We had a busy day planned on Saturday, August 12, 2017. H had a friend’s birthday party, we had a meeting with a contractor to finalize details on a home renovation project, and we had plans to go car shopping (because my car’s lease was up and I was way over mileage…a five digit number of mileage). That night, we had dinner plans with friends.
Matt woke up and he wasn’t quite himself. The exhaustion and flash headaches had become more noticeable, more intrusive, but also, there was something slightly off. Something that impacted his logic and humor just enough to simultaneously raise my panic and make me wonder whether I was imagining things.
During the meeting with the contractor, I remember Matt made statements that weren’t quite relevant, he asked questions that had answers he already knew, and his tone was just slightly harsh, not rude, but not in line with Matt’s usual friendly, joking tone. I remember looking from him to the contractor and wondering whether I should intervene, pull the contractor aside and explain that Matt had brain cancer. I didn’t, because I remember thinking that felt mean, like a betrayal to Matt. Maybe it also felt like acknowledging and admitting something I wasn’t capable of admitting.
I don’t remember what we (G and I) did while H was at the birthday party. I don’t remember what Matt did while he had the house to himself. We didn’t text even once in the two and a half hours (or so) that I was out of the house.
I do remember car shopping together later that afternoon, and I remember looking from Matt to the salesman and being so impressed with Matt’s negotiation skills, his business acumen and his wit. He was back to himself in a way that negated the morning.
When we left the sales office, Matt was struck by another headache. It lasted just a few minutes longer than the ones prior. He asked me to cancel our plans for the night. I did. And I knew doing so was insignificant—it was just one night,—but simultaneously momentous. More so than the weekend before, it was the first time Matt admitted he needed to slow down. It was the first time I agreed.

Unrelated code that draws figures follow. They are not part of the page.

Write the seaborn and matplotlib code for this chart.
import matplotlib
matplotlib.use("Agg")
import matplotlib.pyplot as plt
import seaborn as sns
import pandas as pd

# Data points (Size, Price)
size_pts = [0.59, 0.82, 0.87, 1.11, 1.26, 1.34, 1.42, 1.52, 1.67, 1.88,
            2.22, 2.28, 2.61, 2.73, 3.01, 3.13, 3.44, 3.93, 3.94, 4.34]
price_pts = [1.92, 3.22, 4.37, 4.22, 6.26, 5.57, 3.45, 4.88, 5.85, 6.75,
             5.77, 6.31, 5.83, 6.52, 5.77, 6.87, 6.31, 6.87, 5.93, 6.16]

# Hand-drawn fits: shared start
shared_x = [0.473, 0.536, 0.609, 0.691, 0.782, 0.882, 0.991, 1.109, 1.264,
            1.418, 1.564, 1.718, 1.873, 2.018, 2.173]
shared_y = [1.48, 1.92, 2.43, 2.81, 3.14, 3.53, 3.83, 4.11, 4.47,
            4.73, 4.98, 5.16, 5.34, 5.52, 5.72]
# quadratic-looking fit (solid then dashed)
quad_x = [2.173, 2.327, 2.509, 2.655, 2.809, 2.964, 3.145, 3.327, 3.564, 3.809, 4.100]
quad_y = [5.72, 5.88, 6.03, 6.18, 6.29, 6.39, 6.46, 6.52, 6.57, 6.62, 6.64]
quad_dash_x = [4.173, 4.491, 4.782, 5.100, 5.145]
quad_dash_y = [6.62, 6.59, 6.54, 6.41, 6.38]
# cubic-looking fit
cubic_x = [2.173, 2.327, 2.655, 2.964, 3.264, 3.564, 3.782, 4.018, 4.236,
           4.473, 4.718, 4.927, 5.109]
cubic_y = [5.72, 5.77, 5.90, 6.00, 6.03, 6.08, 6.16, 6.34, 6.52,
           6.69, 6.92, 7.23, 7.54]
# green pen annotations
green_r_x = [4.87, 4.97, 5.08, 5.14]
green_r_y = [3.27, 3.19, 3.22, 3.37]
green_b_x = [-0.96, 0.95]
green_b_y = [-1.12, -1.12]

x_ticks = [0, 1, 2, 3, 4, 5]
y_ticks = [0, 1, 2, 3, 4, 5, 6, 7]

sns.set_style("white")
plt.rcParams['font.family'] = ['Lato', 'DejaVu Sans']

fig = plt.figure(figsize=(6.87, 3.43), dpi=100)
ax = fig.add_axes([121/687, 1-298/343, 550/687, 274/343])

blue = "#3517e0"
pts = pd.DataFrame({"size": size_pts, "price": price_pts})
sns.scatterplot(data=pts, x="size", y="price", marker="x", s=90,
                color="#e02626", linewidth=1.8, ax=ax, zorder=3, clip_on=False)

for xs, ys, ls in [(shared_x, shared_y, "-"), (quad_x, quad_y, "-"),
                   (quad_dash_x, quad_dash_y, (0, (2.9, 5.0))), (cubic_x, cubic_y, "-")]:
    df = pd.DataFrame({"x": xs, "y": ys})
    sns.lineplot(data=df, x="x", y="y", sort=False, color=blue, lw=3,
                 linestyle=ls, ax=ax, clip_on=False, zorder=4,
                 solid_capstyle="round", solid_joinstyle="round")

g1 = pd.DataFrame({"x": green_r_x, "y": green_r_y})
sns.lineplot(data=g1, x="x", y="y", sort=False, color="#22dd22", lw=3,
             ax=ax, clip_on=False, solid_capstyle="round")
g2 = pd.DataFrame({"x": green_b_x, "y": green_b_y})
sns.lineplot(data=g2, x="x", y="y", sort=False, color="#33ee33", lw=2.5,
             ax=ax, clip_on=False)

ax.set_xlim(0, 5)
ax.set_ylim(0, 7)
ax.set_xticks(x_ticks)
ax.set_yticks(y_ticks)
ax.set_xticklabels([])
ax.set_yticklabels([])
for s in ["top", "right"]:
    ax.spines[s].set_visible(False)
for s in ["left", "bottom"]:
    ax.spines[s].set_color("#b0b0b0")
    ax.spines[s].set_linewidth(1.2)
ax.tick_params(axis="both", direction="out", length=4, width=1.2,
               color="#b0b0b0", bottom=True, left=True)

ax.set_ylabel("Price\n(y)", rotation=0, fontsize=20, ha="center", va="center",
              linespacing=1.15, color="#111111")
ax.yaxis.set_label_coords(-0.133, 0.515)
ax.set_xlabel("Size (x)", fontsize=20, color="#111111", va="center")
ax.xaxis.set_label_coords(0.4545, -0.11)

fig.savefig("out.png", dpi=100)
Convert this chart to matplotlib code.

The day was marked by highs and lows. Matt was sometimes off and sometimes not, sometimes himself and sometimes someone I couldn’t recognize. After this point, when friends asked about Matt, I never knew how to answer. We were simultaneously fine and falling apart. Our world was simultaneously burning to ashes and blazing with the promise of cure that would eventually work.
Poliovirus would work. Of that, we were unwaveringly sure.
About that, we were incredibly wrong.
Contradictions. The contradictions of brain cancer are exhausting and isolating and so very impossible to explain, even to yourself.
But in the space between every contradiction, for us, was hope. And that was reason enough to simultaneously slow down and keep going.